THE REQUEST - What is the number of lines containing the string "this"? Answer with the number only.

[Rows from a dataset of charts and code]
——————————

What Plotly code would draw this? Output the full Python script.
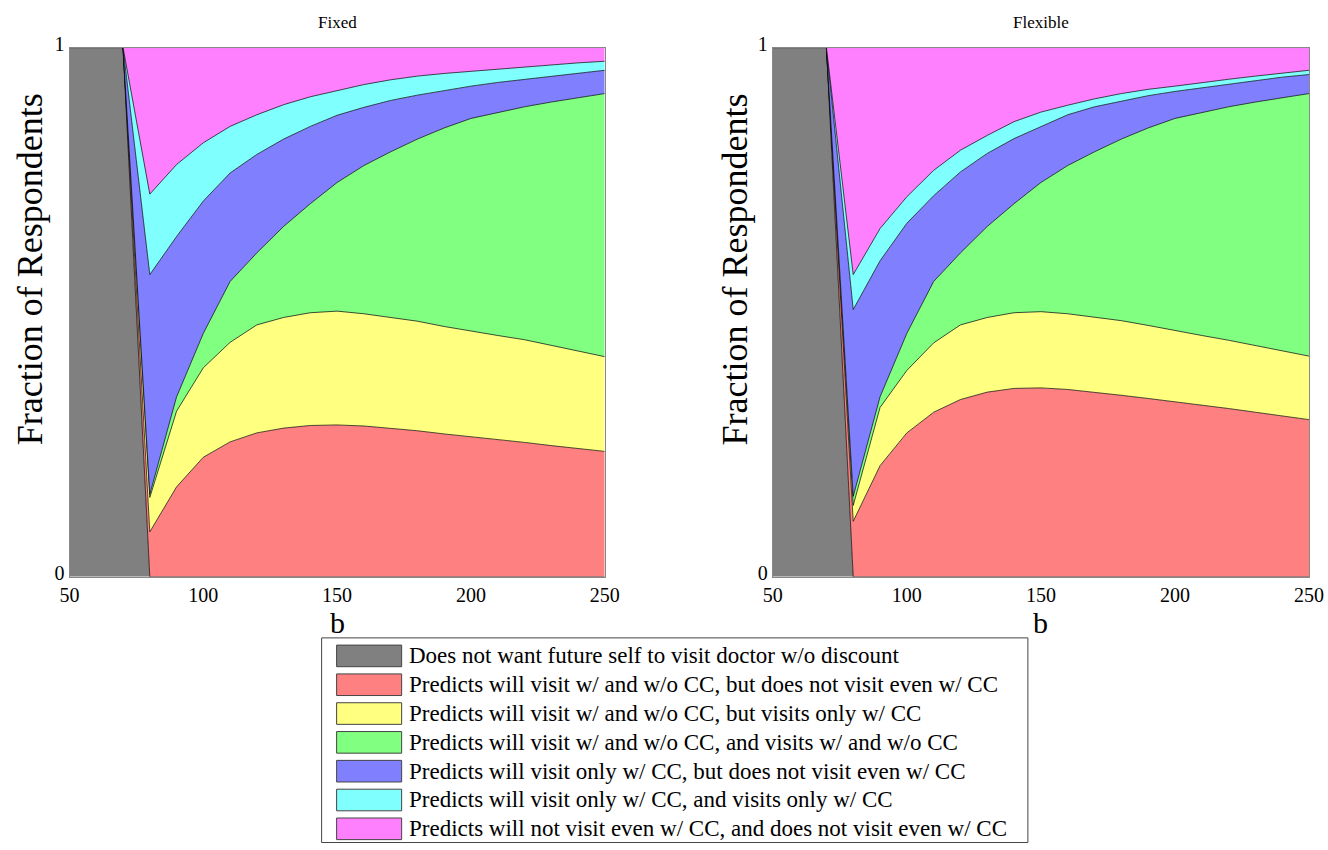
import plotly.graph_objects as go

W, H = 1328, 850

b_values = [50, 60, 70, 80, 90, 100, 110, 120, 130, 140, 150, 160, 170, 180, 190, 200, 210, 220, 230, 240, 250]

category_names = [
    "Does not want future self to visit doctor w/o discount",
    "Predicts will visit w/ and w/o CC, but does not visit even w/ CC",
    "Predicts will visit w/ and w/o CC, but visits only w/ CC",
    "Predicts will visit w/ and w/o CC, and visits w/ and w/o CC",
    "Predicts will visit only w/ CC, but does not visit even w/ CC",
    "Predicts will visit only w/ CC, and visits only w/ CC",
    "Predicts will not visit even w/ CC, and does not visit even w/ CC",
]
category_colors = ["#808080", "#FF8080", "#FFFF80", "#80FF80", "#8080FF", "#80FFFF", "#FF80FF"]

panel_titles = ["Fixed", "Flexible"]

# Cumulative upper edge of each category (stacked fraction of respondents)
fixed_grey = [1, 1, 1, 0, 0, 0, 0, 0, 0, 0, 0, 0, 0, 0, 0, 0, 0, 0, 0, 0, 0]
fixed_red = [1, 1, 1, 0.085, 0.170, 0.226, 0.255, 0.272, 0.281, 0.286, 0.287, 0.285, 0.281, 0.276, 0.270, 0.265, 0.259, 0.254, 0.248, 0.243, 0.237]
fixed_yellow = [1, 1, 1, 0.150, 0.313, 0.395, 0.443, 0.476, 0.490, 0.499, 0.502, 0.497, 0.490, 0.483, 0.473, 0.464, 0.456, 0.448, 0.437, 0.427, 0.416]
fixed_green = [1, 1, 1, 0.156, 0.340, 0.460, 0.558, 0.612, 0.662, 0.705, 0.745, 0.777, 0.803, 0.827, 0.848, 0.866, 0.877, 0.888, 0.897, 0.905, 0.913]
fixed_blue = [1, 1, 1, 0.571, 0.643, 0.710, 0.763, 0.798, 0.827, 0.851, 0.872, 0.887, 0.900, 0.910, 0.919, 0.927, 0.934, 0.940, 0.946, 0.952, 0.957]
fixed_cyan = [1, 1, 1, 0.723, 0.779, 0.820, 0.851, 0.873, 0.892, 0.907, 0.919, 0.930, 0.939, 0.946, 0.951, 0.955, 0.960, 0.964, 0.968, 0.971, 0.974]
fixed_magenta = [1] * 21

flex_grey = [1, 1, 1, 0, 0, 0, 0, 0, 0, 0, 0, 0, 0, 0, 0, 0, 0, 0, 0, 0, 0]
flex_red = [1, 1, 1, 0.105, 0.210, 0.272, 0.311, 0.335, 0.349, 0.356, 0.357, 0.354, 0.349, 0.343, 0.337, 0.331, 0.325, 0.318, 0.311, 0.304, 0.297]
flex_yellow = [1, 1, 1, 0.135, 0.320, 0.390, 0.442, 0.476, 0.490, 0.499, 0.501, 0.497, 0.491, 0.484, 0.475, 0.465, 0.456, 0.447, 0.437, 0.427, 0.417]
flex_green = [1, 1, 1, 0.152, 0.340, 0.460, 0.558, 0.612, 0.662, 0.705, 0.745, 0.777, 0.803, 0.827, 0.848, 0.866, 0.877, 0.888, 0.897, 0.905, 0.913]
flex_blue = [1, 1, 1, 0.505, 0.597, 0.668, 0.720, 0.765, 0.800, 0.828, 0.851, 0.873, 0.888, 0.899, 0.909, 0.917, 0.924, 0.931, 0.938, 0.944, 0.949]
flex_cyan = [1, 1, 1, 0.571, 0.658, 0.718, 0.768, 0.806, 0.834, 0.860, 0.878, 0.891, 0.903, 0.913, 0.921, 0.927, 0.934, 0.940, 0.946, 0.952, 0.957]
flex_magenta = [1] * 21

x_ticks = [50, 100, 150, 200, 250]
y_ticks = [0, 1]

panels = [
    [fixed_grey, fixed_red, fixed_yellow, fixed_green, fixed_blue, fixed_cyan, fixed_magenta],
    [flex_grey, flex_red, flex_yellow, flex_green, flex_blue, flex_cyan, flex_magenta],
]

FONT = "Liberation Serif"
fig = go.Figure()

for p, layers in enumerate(panels):
    xa = "x" if p == 0 else "x2"
    ya = "y" if p == 0 else "y2"
    for i, (edge, name, color) in enumerate(zip(layers, category_names, category_colors)):
        fig.add_trace(go.Scatter(
            x=b_values, y=edge, mode="lines", name=name,
            line=dict(color="black", width=0.7),
            fill="tozeroy" if i == 0 else "tonexty",
            fillcolor=color, showlegend=False, hoverinfo="skip",
            xaxis=xa, yaxis=ya,
        ))

# The captured picture shows the page slightly inset and scaled; map target
# picture pixels to figure pixels accordingly.
SX, SY, OX, OY = 0.9808, 0.9735, 10.5, 10.5

def px2fx(px):
    return ((px - OX) / SX) / W

def px2fy(py):
    return 1 - ((py - OY) / SY) / H

left_dom = [px2fx(70), px2fx(605)]
right_dom = [px2fx(773), px2fx(1309)]
y_dom = [px2fy(572), px2fy(43)]

axis_common = dict(
    showgrid=False, zeroline=False, showline=True, mirror=True,
    linecolor="#888888", linewidth=1, ticks="", layer="above traces",
    tickfont=dict(family=FONT, size=20, color="black"),
)

fig.update_layout(
    width=W, height=H, autosize=False, showlegend=False,
    margin=dict(l=0, r=0, t=0, b=0, pad=0),
    paper_bgcolor="white", plot_bgcolor="white",
    xaxis=dict(domain=left_dom, range=[50, 250], tickvals=x_ticks, anchor="y", **axis_common),
    yaxis=dict(domain=y_dom, range=[0, 1], tickvals=y_ticks, anchor="x", ticklabelshift=-4, **axis_common),
    xaxis2=dict(domain=right_dom, range=[50, 250], tickvals=x_ticks, anchor="y2", **axis_common),
    yaxis2=dict(domain=y_dom, range=[0, 1], tickvals=y_ticks, anchor="x2", ticklabelshift=-4, **axis_common),
)

annotations = []
for p, dom in enumerate([left_dom, right_dom]):
    cx = (dom[0] + dom[1]) / 2
    annotations.append(dict(x=cx, y=px2fy(18), xref="paper", yref="paper", text=panel_titles[p],
                            showarrow=False, font=dict(family=FONT, size=17, color="black"),
                            xanchor="center", yanchor="middle"))
    annotations.append(dict(x=cx, y=px2fy(618), xref="paper", yref="paper", text="b",
                            showarrow=False, font=dict(family=FONT, size=30, color="black"),
                            xanchor="center", yanchor="middle"))
    annotations.append(dict(x=px2fx(30 if p == 0 else 735), y=px2fy(265), xref="paper", yref="paper",
                            text="Fraction of Respondents", textangle=-90,
                            showarrow=False, font=dict(family=FONT, size=36, color="black"),
                            xanchor="center", yanchor="middle"))

# Custom legend box
box_top, box_bottom = 633, 837.5
shapes = [dict(type="rect", xref="paper", yref="paper",
               x0=px2fx(322), x1=px2fx(1028), y0=px2fy(box_bottom), y1=px2fy(box_top),
               line=dict(color="#444444", width=1), fillcolor="white", layer="above")]
row0, pitch, half = 651, 28.8, 10.8
for i, (name, color) in enumerate(zip(category_names, category_colors)):
    cy = row0 + i * pitch
    shapes.append(dict(type="rect", xref="paper", yref="paper",
                       x0=px2fx(337), x1=px2fx(402), y0=px2fy(cy + half), y1=px2fy(cy - half),
                       line=dict(color="#444444", width=1), fillcolor=color, layer="above"))
    annotations.append(dict(x=px2fx(407), y=px2fy(cy), xref="paper", yref="paper", text=name,
                            showarrow=False, font=dict(family=FONT, size=23, color="black"),
                            xanchor="left", yanchor="middle"))

fig.update_layout(annotations=annotations, shapes=shapes)
fig.write_html("out.html")
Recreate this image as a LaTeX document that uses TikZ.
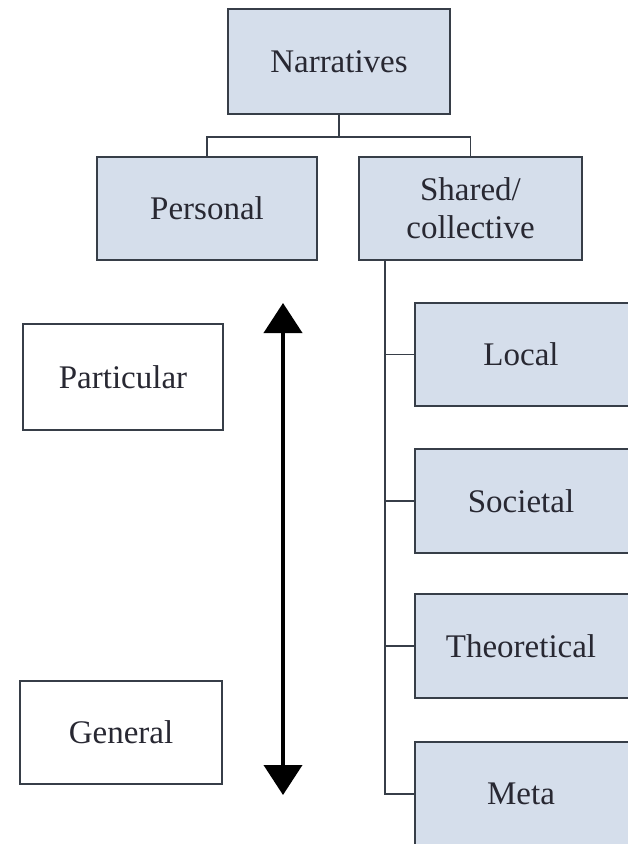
\documentclass[tikz,border=0pt]{standalone}
\usepackage{fontspec}
\setmainfont{Liberation Serif}
\usetikzlibrary{arrows.meta}
\definecolor{boxfill}{RGB}{213,222,235}
\definecolor{boxline}{RGB}{55,62,72}
\definecolor{txt}{RGB}{40,40,50}
\tikzset{
  bluebox/.style={draw=boxline, line width=1.6pt, fill=boxfill, text=txt, align=center,
    font=\fontsize{33}{38}\selectfont, inner sep=0pt},
  whitebox/.style={draw=boxline, line width=1.6pt, fill=white, text=txt, align=center,
    font=\fontsize{33}{38}\selectfont, inner sep=0pt},
  lbl/.style={text=txt, font=\fontsize{33}{38}\selectfont},
  conn/.style={draw=boxline, line width=1.8pt},
  bigarrow/.style={draw=black, line width=4pt,
    {Triangle[width=38pt,length=30pt]}-{Triangle[width=38pt,length=30pt]}}
}
\begin{document}
\begin{tikzpicture}[x=1pt,y=-1pt]
\useasboundingbox (0,0) rectangle (628,844);
\clip (0,0) rectangle (628,844);
\fill[white] (0,0) rectangle (628,844);
\node[bluebox, minimum width=222pt, minimum height=105pt] (nar) at (339,61.5) {Narratives};
\node[bluebox, minimum width=220pt, minimum height=103pt] (per) at (207,208.5) {Personal};
\node[bluebox, minimum width=223pt, minimum height=103pt] (sha) at (470.5,208.5) {Shared/\\collective};
\node[bluebox, minimum width=260pt, minimum height=103pt] (loc) at (545,354.5) {};
\node[lbl] (locl) at (521,354.5) {Local};
\node[bluebox, minimum width=260pt, minimum height=104pt] (soc) at (545,501) {};
\node[lbl] (socl) at (521,501) {Societal};
\node[bluebox, minimum width=260pt, minimum height=104pt] (the) at (545,646) {};
\node[lbl] (thel) at (521,646) {Theoretical};
\node[bluebox, minimum width=260pt, minimum height=104pt] (met) at (545,794) {};
\node[lbl] (metl) at (521,794) {Meta};
\node[whitebox, minimum width=200pt, minimum height=106pt] (par) at (123,377) {Particular};
\node[whitebox, minimum width=202pt, minimum height=103pt] (gen) at (121,732.5) {General};
% tree connectors
\coordinate (mid) at (339,137);
\draw[conn] (nar.south) -- (mid);
\draw[conn] (mid) -| (per.north);
\draw[conn] (mid) -| (sha.north);
\coordinate (bt) at (385,260);
\draw[conn] (bt) |- (met.west);
\draw[conn] (bt |- loc.west) -- (loc.west);
\draw[conn] (bt |- soc.west) -- (soc.west);
\draw[conn] (bt |- the.west) -- (the.west);
% big arrow
\coordinate (atop) at (283,303);
\coordinate (abot) at (283,795);
\draw[bigarrow] (atop) -- (abot);
\end{tikzpicture}
\end{document}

——————————

EXERCISE RESULT - 2